Bread Pudding With Bourbon Sauce

INGREDIENTS

  • >>>PUDDING
  • ½ cup Thompson raisins
  • ¼ cup bourbon
  • ½ cup unsalted butter, plus more to grease the baking dish tips & tricks
  • 4 large free-range eggs, beaten
  • 2 cups half-and-half
  • 1 cup milk
  • ½ cup granulated sugar
  • ½ tsp. ground Himalayan sea salt
  • 2 tsp. pure vanilla extract
  • 1 tsp. ground cinnamon
  • ¼ tsp. freshly ground nutmeg
  • 14 cups (15 oz.) bread such as Challah, Brioche, Hawaiian or French loaf, cut into 1-inch cubes
  • 1 tbsp. confectioners’ sugar, or as needed for dusting
  • >>>BOURBON SAUCE
  • 2 tbsp. unsalted butter
  • 2 tbsp. unbleached all-purpose flour
  • 2 cups whole milk
  • ½ cup granulated sugar
  • ¼ cup bourbon
  • 1 pinch ground Himalayan sea salt

INSTRUCTIONS

  • Pudding:

Step 1: In a small saucepan over medium-low heat, add the raisins and pour over the bourbon. Stir to coat and when it’s about to simmer, remove from the heat; let the fruit macerate for 30 minutes.

Step 2: Scoop up the soaked raisins into a bowl using a slotted spoon and reserve the liquid for later.

Step 3: Preheat oven to 350º and grease a 3-quart baking dish with butter; set aside.

Step 4: In a medium saucepan over medium-heat, add butter, half-and-half, milk, sugar and ground sea salt.

Step 5: Stir until the sugar dissolves and heat the mixture until the bubbles begin to form around the edges and the milk starts to steam – make sure it doesn’t simmer.

Step 6: Remove from the heat and temper the beaten eggs by slowly adding a little amount of the hot mixture at a time, whisking constantly.

Step 7: When the egg temperature is brought up, add the mixture to the saucepan, whisking continuously.
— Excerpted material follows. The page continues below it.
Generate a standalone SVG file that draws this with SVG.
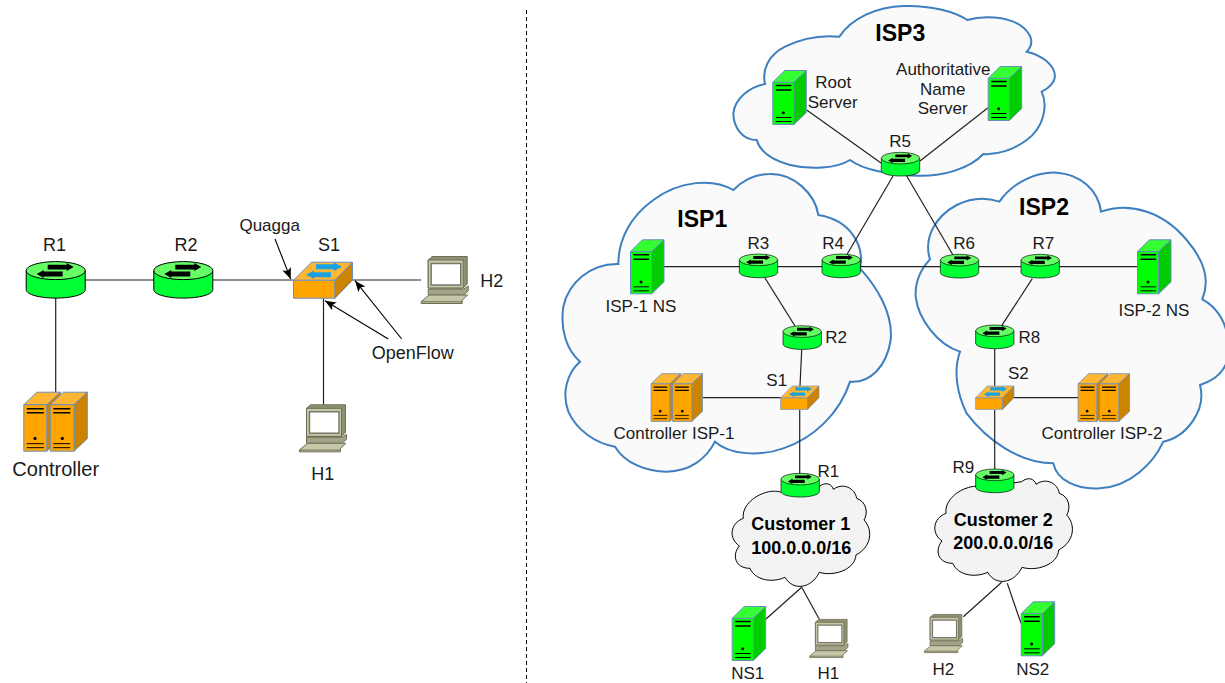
<svg xmlns="http://www.w3.org/2000/svg" width="1225" height="683" viewBox="0 0 1225 683">
<style>
text{font-family:"Liberation Sans",Arial,sans-serif;font-size:17px;fill:#1a1a1a;text-anchor:middle}
.lg{font-size:18px}
.b{font-weight:bold;font-size:23px;fill:#000}
.c{font-weight:bold;font-size:18px;fill:#000}
.isp{fill:#fafafa;stroke:#3d7fbf;stroke-width:6}
.cust{fill:#f3f3f3;stroke:#000;stroke-width:3}
#connectors line{stroke:#222;stroke-width:1.2;fill:none}
#connectors line.a{stroke:#000;stroke-width:1.1;marker-end:url(#ah)}
#divider{stroke:#000;stroke-width:1;stroke-dasharray:4 3}
.blk{fill:#000;stroke:none}
</style>
<defs>
<marker id="ah" markerUnits="userSpaceOnUse" markerWidth="12" markerHeight="10" refX="11" refY="4.5" orient="auto"><path d="M0 0L11 4.5L0 9L2.5 4.5Z" fill="#000"/></marker>
<g id="router">
<path d="M.5 9V28C.5 33 14 36.5 30 36.5S59.5 33 59.5 28V9Z" fill="#00ff33" stroke="#000" stroke-width="1"/>
<ellipse cx="30" cy="9" rx="29.5" ry="9" fill="#66ff66" stroke="#000" stroke-width="1"/>
<path class="blk" d="M22 3.2H41V1.5L48 5.5L41 9.5V7.8H22Z"/>
<path class="blk" d="M37 10H18V8.5L11 12.5L18 16.5V15H37Z"/>
</g>
<g id="switch" stroke="#6c8ebf" stroke-width="1">
<path d="M.5 18.5H42V36.5H.5Z" fill="#ffa500"/>
<path d="M.5 18.5L18.5 .5H59.5L42 18.5Z" fill="#ffb733"/>
<path d="M42 18.5L59.5 .5V18.5L42 36.5Z" fill="#cc8400"/>
<path fill="#1ba1e2" stroke="none" d="M23 2.5H41V.8L49 5L41 9.2V7.5H23Z"/>
<path fill="#1ba1e2" stroke="none" d="M38 10.5H21V8.8L13 13L21 17.2V15.5H38Z"/>
</g>
<g id="server" stroke="#6c8ebf" stroke-width="1">
<path d="M.5 12.3H21.7V54.5H.5Z" fill="#00ff00"/>
<path d="M.5 12.3L12.5 .5H34L21.7 12.3Z" fill="#33ff33"/>
<path d="M21.7 12.3L34 .5V42.5L21.7 54.5Z" fill="#00cc00"/>
<path d="M3.5 15.5H19M3.5 20H19" stroke="#000" stroke-width="1.4" fill="none"/>
<path d="M3.5 47.5H19M3.5 51.5H19" stroke="#000" stroke-width="1" fill="none"/>
<circle class="blk" cx="11" cy="42.7" r="1.5"/>
</g>
<g id="dual" stroke="#6c8ebf" stroke-width="1">
<path d="M.5 13L13.5 .5H37.5L24 13Z" fill="#ffb733"/>
<path d="M23.5 13L37 .5V47.5L23.5 59.5Z" fill="#cc8400"/>
<path d="M.5 13H23.5V59.5H.5Z" fill="#ffa500"/>
<path d="M27 13L40 .5H64L50.7 13Z" fill="#ffb733"/>
<path d="M50.7 13L64 .5V47L50.7 59.5Z" fill="#cc8400"/>
<path d="M27 13H50.7V59.5H27Z" fill="#ffa500"/>
<path d="M3.5 17H20.5M3.5 21H20.5M30 17H47M30 21H47" stroke="#000" stroke-width="1.5" fill="none"/>
<path d="M3.5 52H20.5M3.5 56H20.5M30 52H47M30 56H47" stroke="#000" stroke-width="1" fill="none"/>
<circle class="blk" cx="11.7" cy="46.7" r="1.6"/>
<circle class="blk" cx="39" cy="46.7" r="1.6"/>
</g>
<g id="laptop" stroke="#6e6e55" stroke-width="1">
<path d="M7.5 4L11.5 .5H46.5V28L42.5 32H7.5Z" fill="#8f8f74"/>
<path d="M7.5 4H42.5V32H7.5Z" fill="#c7c7a9"/>
<path d="M10.5 7.5H40V29H10.5Z" fill="#fff" stroke="#77776a" stroke-width="1.4"/>
<path d="M7.5 33H43L47.5 30V35L43 39H7.5Z" fill="#a3a388"/>
<path d="M.5 47.5V45.5L8.5 39H47L41.5 44V47.5Z" fill="#c7c7a9"/>
<path d="M.5 45.8H41.5" fill="none"/>
</g>
<path id="custcloud" d="M130 175C125 140 160 110 190 100C210 92 230 92 245 97L357 80C375 65 395 70 400 88C430 66 465 85 470 115C500 125 505 160 492 180C520 210 515 260 468 285C465 330 400 350 358 337C335 385 280 395 255 352C215 370 165 360 150 325C105 325 95 285 118 258C85 235 90 190 130 175Z"/>
</defs>

<g id="cloud-isp3" transform="translate(730 0) scale(.33333)"><path class="isp" d="M105 252C95 210 115 165 165 140C215 115 275 105 328 110C365 55 440 20 520 18C600 15 675 35 712 60C760 45 830 50 870 75C905 100 915 130 890 155C935 165 975 195 975 230C973 250 955 265 935 275C955 320 940 385 890 420C850 450 800 465 760 462C720 505 640 530 560 527C480 525 400 510 360 480C320 505 240 510 180 495C125 480 90 455 80 420C40 420 10 385 10 340C15 295 60 260 105 252Z"/></g>
<g id="cloud-isp1" transform="translate(550 170) scale(.33333)"><path class="isp" d="M205 282C120 280 55 340 40 410C30 480 50 540 90 575C50 610 35 670 55 725C80 780 135 820 195 830C225 880 290 905 350 905C420 905 470 865 495 815C540 855 630 860 700 835C790 805 870 730 900 635C960 640 1010 590 1022 510C1030 430 980 350 930 295C945 225 900 150 805 135C795 70 730 10 660 12C620 12 580 30 550 60C490 25 390 30 310 90C240 140 205 210 205 282Z"/></g>
<g id="cloud-isp2" transform="translate(900 170) scale(.33333)"><path class="isp" d="M90 268C70 205 105 140 170 105C210 85 255 80 298 95C340 35 410 5 470 8C540 12 595 60 603 125C690 95 790 125 860 210C915 275 930 330 907 388C950 410 985 460 985 530C990 590 960 625 900 645C920 720 860 800 790 815C760 880 690 950 600 955C530 960 470 930 460 880C360 880 260 810 200 730C170 670 160 600 180 545C115 525 55 450 47 380C45 340 60 300 90 268Z"/></g>
<g id="cloud-customer1" transform="translate(700 460) scale(.33333)"><use href="#custcloud" class="cust"/></g>
<g id="cloud-customer2" transform="translate(902.7 455) scale(.33333)"><use href="#custcloud" class="cust"/></g>

<line id="divider" x1="526.5" y1="10" x2="526.5" y2="683"/>

<g id="connectors">
<line x1="85" y1="280" x2="154" y2="280"/>
<line x1="213" y1="280" x2="293" y2="280"/>
<line x1="353" y1="280" x2="421" y2="280"/>
<line x1="323.5" y1="298" x2="323.5" y2="405"/>
<line x1="55.7" y1="298" x2="55.7" y2="392"/>
<line class="a" x1="275" y1="239" x2="290.7" y2="279"/>
<line class="a" x1="388.3" y1="339" x2="325" y2="300.7"/>
<line class="a" x1="401.7" y1="339" x2="355" y2="280.7"/>
<line x1="806.7" y1="110" x2="881" y2="163"/>
<line x1="988" y1="107.7" x2="920" y2="161"/>
<line x1="893" y1="176" x2="846.7" y2="255"/>
<line x1="906.7" y1="176" x2="953" y2="255"/>
<line x1="664" y1="266.7" x2="1137" y2="266.7"/>
<line x1="765" y1="278" x2="795" y2="326"/>
<line x1="801.7" y1="350" x2="800" y2="386"/>
<line x1="703" y1="397.7" x2="781" y2="397.7"/>
<line x1="799.7" y1="410" x2="799.7" y2="474"/>
<line x1="1032.3" y1="278.7" x2="1001.7" y2="325.7"/>
<line x1="994.7" y1="349" x2="994.7" y2="386"/>
<line x1="1014" y1="397.7" x2="1078" y2="397.7"/>
<line x1="994.7" y1="410" x2="994.7" y2="469"/>
<line x1="801.7" y1="587.3" x2="765.7" y2="619.3"/>
<line x1="801.7" y1="587.3" x2="819.3" y2="619.3"/>
<line x1="1001.7" y1="582.3" x2="963.3" y2="616.7"/>
<line x1="1007.3" y1="583.3" x2="1021" y2="623.3"/>
</g>

<g id="left-R1"><use href="#router" transform="translate(25.7 261.6)"/><text class="lg" x="54.5" y="251">R1</text></g>
<g id="left-R2"><use href="#router" transform="translate(153.3 261.6)"/><text class="lg" x="186" y="251">R2</text></g>
<g id="left-S1"><use href="#switch" transform="translate(293 261.7)"/><text class="lg" x="329" y="250.7">S1</text></g>
<g id="left-H1"><use href="#laptop" transform="translate(299 404.3)"/><text class="lg" x="322.7" y="480">H1</text></g>
<g id="left-H2"><use href="#laptop" transform="translate(420.7 256)"/><text class="lg" x="491.7" y="286.7">H2</text></g>
<g id="left-controller"><use href="#dual" transform="translate(23.3 391.7)"/><text style="font-size:20px" x="55.7" y="475.7">Controller</text></g>
<text id="label-quagga" x="269.7" y="230.7">Quagga</text>
<text id="label-openflow" class="lg" x="412.7" y="359">OpenFlow</text>

<g id="root-server"><use href="#server" transform="translate(772.3 70)"/><text x="833.3" y="88">Root</text><text x="832.7" y="108">Server</text></g>
<g id="auth-server"><use href="#server" transform="translate(987.7 66)"/><text x="943.3" y="74.7">Authoritative</text><text x="942.7" y="95">Name</text><text x="942.7" y="114.3">Server</text></g>
<g id="isp1-ns"><use href="#server" transform="translate(630 239.3)"/><text x="641" y="312">ISP-1 NS</text></g>
<g id="isp2-ns"><use href="#server" transform="translate(1137 239.3)"/><text x="1154" y="315.7">ISP-2 NS</text></g>
<g id="ns1"><use href="#server" transform="translate(731.7 606)"/><text x="747.7" y="679">NS1</text></g>
<g id="ns2"><use href="#server" transform="translate(1020.7 601.3)"/><text x="1032.7" y="675">NS2</text></g>
<g id="h1"><use href="#laptop" transform="translate(809.3 619) scale(.8125)"/><text x="828.3" y="679">H1</text></g>
<g id="h2"><use href="#laptop" transform="translate(924 614) scale(.8125)"/><text x="943.3" y="675">H2</text></g>
<g id="controller-isp1"><use href="#dual" transform="translate(650.7 373.3) scale(.81)"/><text x="674" y="439.3">Controller ISP-1</text></g>
<g id="controller-isp2"><use href="#dual" transform="translate(1077.7 373.3) scale(.81)"/><text x="1102" y="439.3">Controller ISP-2</text></g>
<g id="s1"><use href="#switch" transform="translate(780.3 385.7) scale(.65)"/><text x="776.7" y="386">S1</text></g>
<g id="s2"><use href="#switch" transform="translate(975.3 385.7) scale(.65)"/><text x="1018.3" y="379.3">S2</text></g>
<g id="r1"><use href="#router" transform="translate(780.7 473.3) scale(.65)"/><text x="828.3" y="477.3">R1</text></g>
<g id="r2"><use href="#router" transform="translate(782.7 325.7) scale(.65)"/><text x="836" y="342.7">R2</text></g>
<g id="r3"><use href="#router" transform="translate(739 254) scale(.65)"/><text x="758.3" y="248.7">R3</text></g>
<g id="r4"><use href="#router" transform="translate(821.7 254) scale(.65)"/><text x="833" y="248.7">R4</text></g>
<g id="r5"><use href="#router" transform="translate(881 152.3) scale(.65)"/><text x="900" y="147">R5</text></g>
<g id="r6"><use href="#router" transform="translate(940 254.3) scale(.65)"/><text x="964" y="248.7">R6</text></g>
<g id="r7"><use href="#router" transform="translate(1020.7 254.3) scale(.65)"/><text x="1043.3" y="248.7">R7</text></g>
<g id="r8"><use href="#router" transform="translate(975.3 325) scale(.65)"/><text x="1029.3" y="342.7">R8</text></g>
<g id="r9"><use href="#router" transform="translate(975.3 469) scale(.65)"/><text x="963.3" y="472.7">R9</text></g>

<text class="b" x="900.3" y="40.7">ISP3</text>
<text class="b" x="702.3" y="226.7">ISP1</text>
<text class="b" x="1044" y="215.3">ISP2</text>
<text class="c" x="800.7" y="530">Customer 1</text>
<text class="c" x="801.3" y="554">100.0.0.0/16</text>
<text class="c" x="1003.3" y="525.7">Customer 2</text>
<text class="c" x="1003.3" y="548.7">200.0.0.0/16</text>
</svg>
Step 8: To this, add pure vanilla extract, ground cinnamon, freshly ground nutmeg and the reserved bourbon. Whisk the ingredients until nicely blended and set aside.

Step 9: Add half of the bread cubes to the prepared baking dish and half of the soaked raisins; repeat the layers.

Step 10: Pour over half of the custard. Press down gently with clean hands to compact the bread mixture before pouring the rest of the custard over.

Step 11: Transfer the casserole to the preheated oven and bake for 40 minutes.

Step 12: About 25 to 30 minutes through cooking, cover with foil to prevent the top from getting too dark; continue baking for the remaining time.

  • Bourbon sauce:

Step 1: While the pudding is baking, make the sauce. In a small saucepan over medium heat, melt butter before adding flour; whisk constantly for 2 minutes.

Step 2: Pour in a small amount of milk while whisking continuously and continue adding until it’s all in and the mixture is smooth without any lumps; whisk for 2 minutes.

Step 3: Add sugar, bourbon and ground sea salt. Whisk constantly for 2 to 3 minutes.

Step 4: Remove bread pudding from the heat and sprinkle on confectioners’ sugar. Serve warm with a generous spoonful of hot bourbon sauce.